The following is a question i received today and it was basically what is bread making is all about so i am posting it here. The hype over the iPhone 6 coming out is in the open but let us bread makers take note of some interesting points here before we lose our heads. Not an apple fan but i am sure everyone is salivating over this new release.
Here it goes:
On my 3rd batch - i made a sponge for my 2 kilo bread. Ginawa kopo ung sponge around 3pm, by 12am nilagay kopo sa freezer (ndi ko na kinaya magwork napagod po ako) - nilagay kopo sa freezer then by 8:30 am - nilabas ko, medyo matigad pero i smelled it - parehas prin ang amoy - pwede pa po ba itu even though lumagpas na sa 12-14 hours mark? Huhu :(
For beginning bakers, there is nothing unusual about what she did here. We as beginners get excited, we start a project and we thought oh, at so and so i am going to mix this one. When you hear the word sponge, and by industry standards, if it is a sponge, we usually do it or mix it at night. Here you can see that she mixed or made her sponge at 3 pm in the afternoon.

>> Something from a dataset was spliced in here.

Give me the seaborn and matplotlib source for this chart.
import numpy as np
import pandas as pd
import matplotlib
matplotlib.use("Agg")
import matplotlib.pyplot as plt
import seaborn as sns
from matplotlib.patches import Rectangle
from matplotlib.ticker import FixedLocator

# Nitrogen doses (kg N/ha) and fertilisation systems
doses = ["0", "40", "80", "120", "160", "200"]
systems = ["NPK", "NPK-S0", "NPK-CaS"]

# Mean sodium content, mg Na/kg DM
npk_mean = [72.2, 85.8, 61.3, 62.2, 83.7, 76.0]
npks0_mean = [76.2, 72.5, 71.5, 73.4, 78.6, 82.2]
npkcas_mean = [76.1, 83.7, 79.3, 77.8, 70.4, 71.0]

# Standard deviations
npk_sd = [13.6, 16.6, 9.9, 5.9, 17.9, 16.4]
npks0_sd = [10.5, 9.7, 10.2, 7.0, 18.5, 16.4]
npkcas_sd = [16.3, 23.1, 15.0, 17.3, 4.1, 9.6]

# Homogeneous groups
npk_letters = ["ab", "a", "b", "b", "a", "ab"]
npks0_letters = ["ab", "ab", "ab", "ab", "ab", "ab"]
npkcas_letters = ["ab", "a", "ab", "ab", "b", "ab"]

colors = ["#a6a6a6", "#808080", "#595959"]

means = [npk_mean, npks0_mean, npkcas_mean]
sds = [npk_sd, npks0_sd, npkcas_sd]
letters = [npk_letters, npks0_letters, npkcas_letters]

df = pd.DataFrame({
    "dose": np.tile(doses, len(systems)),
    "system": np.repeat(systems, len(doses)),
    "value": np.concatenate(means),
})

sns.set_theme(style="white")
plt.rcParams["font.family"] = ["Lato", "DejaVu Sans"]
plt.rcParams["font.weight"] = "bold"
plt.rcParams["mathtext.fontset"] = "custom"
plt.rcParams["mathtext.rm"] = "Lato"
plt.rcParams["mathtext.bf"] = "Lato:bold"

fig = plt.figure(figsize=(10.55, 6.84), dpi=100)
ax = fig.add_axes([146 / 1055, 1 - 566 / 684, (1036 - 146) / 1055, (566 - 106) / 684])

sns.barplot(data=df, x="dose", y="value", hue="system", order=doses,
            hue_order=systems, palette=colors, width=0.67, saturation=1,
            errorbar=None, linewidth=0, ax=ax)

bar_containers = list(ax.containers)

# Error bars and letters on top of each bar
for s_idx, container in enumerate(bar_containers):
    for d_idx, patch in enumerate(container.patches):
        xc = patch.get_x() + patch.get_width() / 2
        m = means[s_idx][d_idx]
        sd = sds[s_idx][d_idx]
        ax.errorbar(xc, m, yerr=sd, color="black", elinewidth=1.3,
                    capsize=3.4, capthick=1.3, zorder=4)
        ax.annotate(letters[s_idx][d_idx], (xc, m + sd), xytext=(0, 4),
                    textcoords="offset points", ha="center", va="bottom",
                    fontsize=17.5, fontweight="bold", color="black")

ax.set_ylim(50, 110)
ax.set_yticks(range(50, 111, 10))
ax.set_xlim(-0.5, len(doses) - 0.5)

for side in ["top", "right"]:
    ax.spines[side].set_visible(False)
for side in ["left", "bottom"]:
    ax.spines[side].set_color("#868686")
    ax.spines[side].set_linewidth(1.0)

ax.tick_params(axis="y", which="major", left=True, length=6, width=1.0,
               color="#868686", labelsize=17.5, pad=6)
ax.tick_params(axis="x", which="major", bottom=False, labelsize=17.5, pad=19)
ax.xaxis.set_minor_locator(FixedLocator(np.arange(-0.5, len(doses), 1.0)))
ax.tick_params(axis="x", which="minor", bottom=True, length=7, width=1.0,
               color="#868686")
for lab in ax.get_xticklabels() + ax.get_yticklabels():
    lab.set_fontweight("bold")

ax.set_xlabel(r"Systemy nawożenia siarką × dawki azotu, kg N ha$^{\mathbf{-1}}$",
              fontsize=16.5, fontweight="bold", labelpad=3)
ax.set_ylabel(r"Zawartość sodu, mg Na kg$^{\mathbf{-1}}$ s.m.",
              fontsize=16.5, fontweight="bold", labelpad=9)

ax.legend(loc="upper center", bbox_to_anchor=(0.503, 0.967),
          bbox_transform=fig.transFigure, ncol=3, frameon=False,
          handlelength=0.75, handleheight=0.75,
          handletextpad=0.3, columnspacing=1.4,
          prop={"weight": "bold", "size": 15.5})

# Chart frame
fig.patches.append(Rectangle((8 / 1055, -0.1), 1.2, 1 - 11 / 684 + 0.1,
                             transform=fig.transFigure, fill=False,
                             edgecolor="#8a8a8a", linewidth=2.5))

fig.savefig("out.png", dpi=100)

So if your fermentation is for 12 hours, then that means you have to get up at 2 and mix it an hour after, at 3 am. That is madaling araw, which i know most old time panaderos do.

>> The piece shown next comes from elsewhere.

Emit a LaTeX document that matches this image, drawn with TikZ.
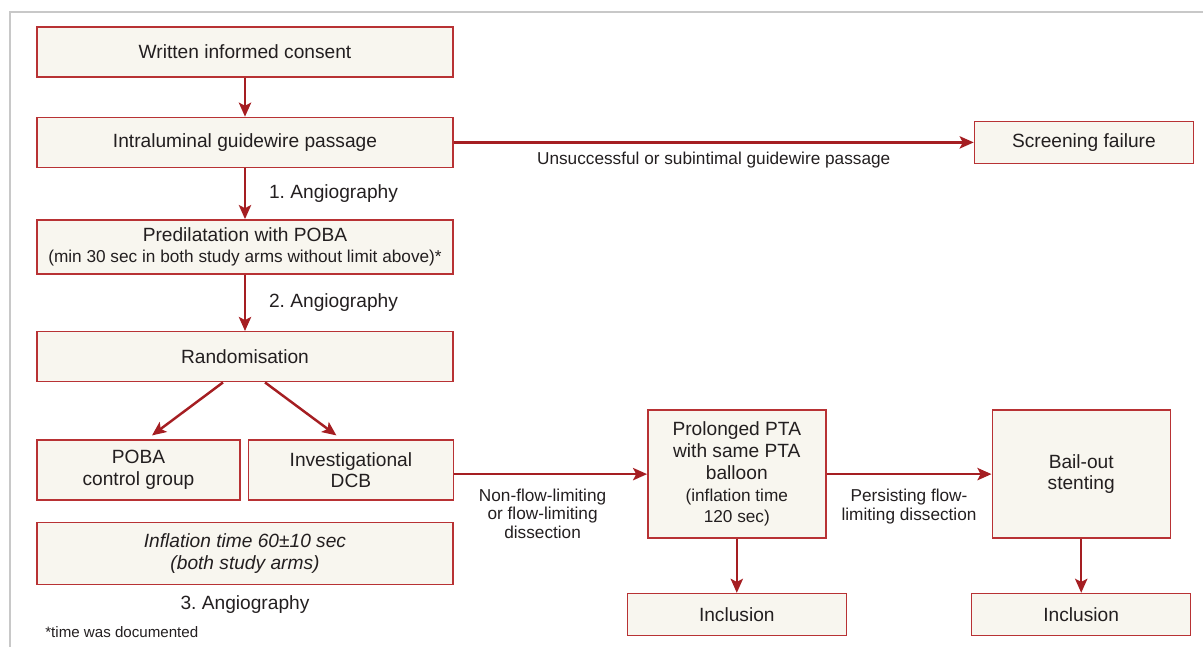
\documentclass[tikz,border=0pt]{standalone}
\usepackage{fontspec}
\setmainfont{Liberation Sans}
\usepackage{tikz}
\usetikzlibrary{positioning, arrows.meta, calc}

\definecolor{boxred}{HTML}{B83234}
\definecolor{arrred}{HTML}{A51E22}
\definecolor{boxfill}{HTML}{F8F6EF}
\definecolor{framegray}{HTML}{C8C8C8}
\definecolor{inkgray}{HTML}{231F20}

\newcommand{\mainsize}{\fontsize{10.9}{12.4}\selectfont}
\newcommand{\notesize}{\fontsize{9.8}{10.6}\selectfont}

\begin{document}
\begin{tikzpicture}[
  font=\mainsize,
  text=inkgray,
  block/.style={draw=boxred, fill=boxfill, line width=0.8pt, minimum width=8.32cm, minimum height=1.0cm, align=center, inner sep=2pt},
  note/.style={font=\notesize, align=center},
  flow/.style={->, draw=arrred, line width=1.4pt},
  >={Stealth[length=8pt, width=7pt, inset=1.8pt]}
]
\useasboundingbox (0,0) rectangle (24.06,-12.94);
% frame, only top and left edge visible
\draw[framegray, line width=0.8pt] (0.2,-12.94) |- (24.06,-0.24);
% main column
\node[block] (consent) at (4.9,-1.04) {Written informed consent};
\node[block, below=0.78cm of consent] (wire) {Intraluminal guidewire passage};
\node[block, minimum width=4.38cm, minimum height=0.84cm, right=10.4cm of wire] (fail) {Screening failure};
\node[block, minimum height=1.08cm, below=1.02cm of wire] (predil) {Predilatation with POBA\\{\notesize (min 30 sec in both study arms without limit above)*}};
\node[block, below=1.13cm of predil] (random) {Randomisation};
% the two study arms
\node[block, minimum width=4.06cm, minimum height=1.2cm, anchor=north west] (poba) at ([yshift=-1.14cm]random.south west) {POBA\\control group};
\node[block, minimum width=4.1cm, minimum height=1.2cm, right=0.14cm of poba] (dcb) {Investigational\\DCB};
\node[block, minimum height=1.24cm, font=\mainsize\itshape, anchor=north] (infl) at ($(poba.south -| random.south)+(0,-0.42)$) {Inflation time 60±10 sec\\(both study arms)};
\node[below=0.08cm of infl] (angio3) {3.\ Angiography};
\node[font=\fontsize{8.6}{10}\selectfont, anchor=west, inner sep=0pt] (foot) at (0.9,-12.64) {*time was documented};
% dissection branch
\node[block, minimum width=3.56cm, minimum height=2.56cm, right=3.86cm of dcb, yshift=-0.08cm] (pta) {Prolonged PTA\\with same PTA\\balloon\\{\notesize (inflation time}\\{\notesize 120 sec)}};
\node[block, minimum width=3.56cm, minimum height=2.56cm, right=3.3cm of pta] (bail) {Bail-out\\stenting};
\node[block, minimum width=4.38cm, minimum height=0.84cm, below=1.08cm of pta] (incl1) {Inclusion};
\node[block, minimum width=4.38cm, minimum height=0.84cm, below=1.08cm of bail] (incl2) {Inclusion};
% connectors
\draw[flow] (consent) -- (wire);
\draw[flow] (wire) -- node[note, below=0.05cm]{Unsuccessful or subintimal guidewire passage} (fail);
\draw[flow] (wire) -- node[right=0.34cm]{1.\ Angiography} (predil);
\draw[flow] (predil) -- node[right=0.34cm]{2.\ Angiography} (random);
\draw[flow] ([xshift=-0.44cm]random.south) -- ($(poba.north)+(0.27,0.08)$);
\draw[flow] ([xshift=0.4cm]random.south) -- ($(dcb.north)+(-0.29,0.08)$);
\draw[flow] (dcb.east |- pta.west) -- node[note, below=0.15cm, xshift=-0.16cm]{Non-flow-limiting\\or flow-limiting\\dissection} (pta.west);
\draw[flow] (pta) -- node[note, below=0.16cm]{Persisting flow-\\limiting dissection} (bail);
\draw[flow] (pta) -- (incl1);
\draw[flow] (bail) -- (incl2);
\end{tikzpicture}
\end{document}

Now here is the problem. From what i have been accustomed to doing, it is called an overnight sponge.
And when it is an overnight sponge, that means you mix it at night and then you wake up the following day with the task at hand, that is to mix the sponge you made the night before. I know i make my students do this as an assignment. I would ask them, what time they go to bed. If they say 10 or 9 pm, then i say mix your sponge minutes before 10 or 9. They wake up, they take the sponge with them to class and we mix it by 9 or 10 in the morning, at class.

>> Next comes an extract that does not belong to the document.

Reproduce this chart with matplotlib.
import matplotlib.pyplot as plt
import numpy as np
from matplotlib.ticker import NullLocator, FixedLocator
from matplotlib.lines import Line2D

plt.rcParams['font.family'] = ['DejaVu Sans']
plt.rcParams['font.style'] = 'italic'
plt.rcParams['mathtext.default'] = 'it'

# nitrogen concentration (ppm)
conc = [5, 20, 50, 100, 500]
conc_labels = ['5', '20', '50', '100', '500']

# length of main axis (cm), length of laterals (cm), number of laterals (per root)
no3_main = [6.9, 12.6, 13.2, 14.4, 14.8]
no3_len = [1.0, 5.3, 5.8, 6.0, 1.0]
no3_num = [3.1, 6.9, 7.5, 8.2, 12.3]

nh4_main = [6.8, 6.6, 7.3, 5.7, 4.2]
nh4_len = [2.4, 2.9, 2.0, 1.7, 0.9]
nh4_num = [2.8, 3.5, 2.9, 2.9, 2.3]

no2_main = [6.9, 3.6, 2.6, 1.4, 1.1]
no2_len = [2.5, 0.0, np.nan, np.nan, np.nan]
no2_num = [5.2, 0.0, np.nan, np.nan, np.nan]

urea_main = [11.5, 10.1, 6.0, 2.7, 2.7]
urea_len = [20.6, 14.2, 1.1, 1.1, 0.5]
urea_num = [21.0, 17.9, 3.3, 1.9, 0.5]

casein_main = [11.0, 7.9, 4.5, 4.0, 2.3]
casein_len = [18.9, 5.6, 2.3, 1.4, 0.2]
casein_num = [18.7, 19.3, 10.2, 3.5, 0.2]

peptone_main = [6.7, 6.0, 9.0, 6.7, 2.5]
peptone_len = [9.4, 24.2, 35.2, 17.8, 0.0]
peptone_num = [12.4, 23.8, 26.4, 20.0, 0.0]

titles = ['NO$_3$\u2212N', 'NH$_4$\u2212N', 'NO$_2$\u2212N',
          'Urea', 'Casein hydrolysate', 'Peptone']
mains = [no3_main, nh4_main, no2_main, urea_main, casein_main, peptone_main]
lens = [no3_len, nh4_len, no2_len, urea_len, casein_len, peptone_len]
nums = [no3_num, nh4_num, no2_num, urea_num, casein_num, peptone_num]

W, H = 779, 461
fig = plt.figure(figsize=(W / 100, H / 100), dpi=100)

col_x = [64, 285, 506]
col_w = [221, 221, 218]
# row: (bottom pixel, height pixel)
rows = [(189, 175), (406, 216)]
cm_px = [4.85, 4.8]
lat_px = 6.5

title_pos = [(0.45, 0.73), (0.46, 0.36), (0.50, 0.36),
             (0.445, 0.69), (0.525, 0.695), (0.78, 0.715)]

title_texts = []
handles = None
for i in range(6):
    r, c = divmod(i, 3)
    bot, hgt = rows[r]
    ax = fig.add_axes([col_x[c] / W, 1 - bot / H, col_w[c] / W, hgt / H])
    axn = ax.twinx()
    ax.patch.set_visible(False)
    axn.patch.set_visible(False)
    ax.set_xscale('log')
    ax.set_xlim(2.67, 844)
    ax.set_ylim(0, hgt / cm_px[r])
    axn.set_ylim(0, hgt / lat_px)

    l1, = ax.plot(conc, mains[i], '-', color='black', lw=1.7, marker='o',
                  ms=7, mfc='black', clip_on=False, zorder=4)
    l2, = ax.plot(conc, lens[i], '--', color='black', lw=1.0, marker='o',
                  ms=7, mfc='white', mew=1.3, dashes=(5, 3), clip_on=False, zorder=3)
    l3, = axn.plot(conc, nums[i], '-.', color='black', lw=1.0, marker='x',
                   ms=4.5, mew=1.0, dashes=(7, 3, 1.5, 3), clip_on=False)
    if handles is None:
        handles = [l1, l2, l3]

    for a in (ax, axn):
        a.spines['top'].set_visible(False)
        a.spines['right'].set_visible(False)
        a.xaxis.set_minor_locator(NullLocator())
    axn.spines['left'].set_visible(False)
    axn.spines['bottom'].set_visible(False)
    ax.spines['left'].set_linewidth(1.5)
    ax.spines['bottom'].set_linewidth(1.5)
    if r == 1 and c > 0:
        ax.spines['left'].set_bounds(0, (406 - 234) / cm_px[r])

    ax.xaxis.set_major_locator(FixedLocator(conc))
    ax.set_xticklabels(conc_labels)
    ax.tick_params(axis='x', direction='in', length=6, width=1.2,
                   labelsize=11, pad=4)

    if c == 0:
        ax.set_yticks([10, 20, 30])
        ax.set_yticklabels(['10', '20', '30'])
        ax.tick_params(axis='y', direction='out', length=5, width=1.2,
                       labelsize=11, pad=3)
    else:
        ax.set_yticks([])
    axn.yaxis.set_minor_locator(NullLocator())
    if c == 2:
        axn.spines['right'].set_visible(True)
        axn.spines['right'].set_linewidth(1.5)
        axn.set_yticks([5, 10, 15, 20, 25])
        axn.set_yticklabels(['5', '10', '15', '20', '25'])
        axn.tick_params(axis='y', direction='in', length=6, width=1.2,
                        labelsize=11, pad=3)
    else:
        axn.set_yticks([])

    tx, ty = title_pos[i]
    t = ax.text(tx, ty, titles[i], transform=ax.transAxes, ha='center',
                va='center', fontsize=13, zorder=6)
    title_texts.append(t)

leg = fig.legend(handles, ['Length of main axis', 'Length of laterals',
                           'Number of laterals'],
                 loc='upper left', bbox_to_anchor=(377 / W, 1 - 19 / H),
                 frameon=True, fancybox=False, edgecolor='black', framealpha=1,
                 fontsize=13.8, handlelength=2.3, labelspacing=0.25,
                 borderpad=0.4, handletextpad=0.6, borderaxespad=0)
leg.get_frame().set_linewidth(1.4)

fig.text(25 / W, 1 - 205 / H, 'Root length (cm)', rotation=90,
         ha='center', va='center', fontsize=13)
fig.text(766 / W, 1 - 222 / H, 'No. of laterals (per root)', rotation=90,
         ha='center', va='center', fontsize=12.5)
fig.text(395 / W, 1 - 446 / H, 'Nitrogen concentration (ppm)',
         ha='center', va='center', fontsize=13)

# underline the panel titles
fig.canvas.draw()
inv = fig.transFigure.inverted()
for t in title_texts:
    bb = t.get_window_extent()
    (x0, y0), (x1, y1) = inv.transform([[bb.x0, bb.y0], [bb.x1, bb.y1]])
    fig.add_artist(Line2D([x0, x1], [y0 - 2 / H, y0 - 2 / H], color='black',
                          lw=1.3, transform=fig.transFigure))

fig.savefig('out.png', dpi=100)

If you can see from her email, she was not able to mix it because she was tired already. Quite understandable, it happens to me all the time, but if you look at it, she placed herself in a very squeaky situation. Something she could have handled smoothly, only IF SHE MIXED HER SPONGE THE NIGHT BEFORE AND NOT AT 3 PM.
That's error number 1. If you stray from what i teach you in class at the stage when you are still learning, you will really slip. If she called me and i found out that she will mix her sponge at 3 pm, i could have warned her of the consequences. I would have said, are you sure? Do you really plan to wake up that early and mix the bread at 3 am?This is taking into account whether she intends to make a 12 hour sponge, i do not know.
She placed the sponge inside the freezer at 12 am, or midnight. Confusing to me because it tells me that she really was planning to mix way later in the middle of the night which you normally do not do. I have no idea what she was planning to do, because at 12 am, that means the sponge only fermented for 9 hours. Nothing wrong there but same thing, same problem. Unless you are superman, if you have another job, mixing late in the day is tiring and it is not fair for the bread.
So you see, that puts you in a tight spot. I do not know of her schedule so maybe she thought she can make the bread that night, so i give her that. But people do not bake or practice bread making when they are tired already. That is what i tell people. We do not make bread as a side chore, or something you need to do just because. Bread comes first. If this is a career you want to excel in, make it your priority. Not something you will do just in case.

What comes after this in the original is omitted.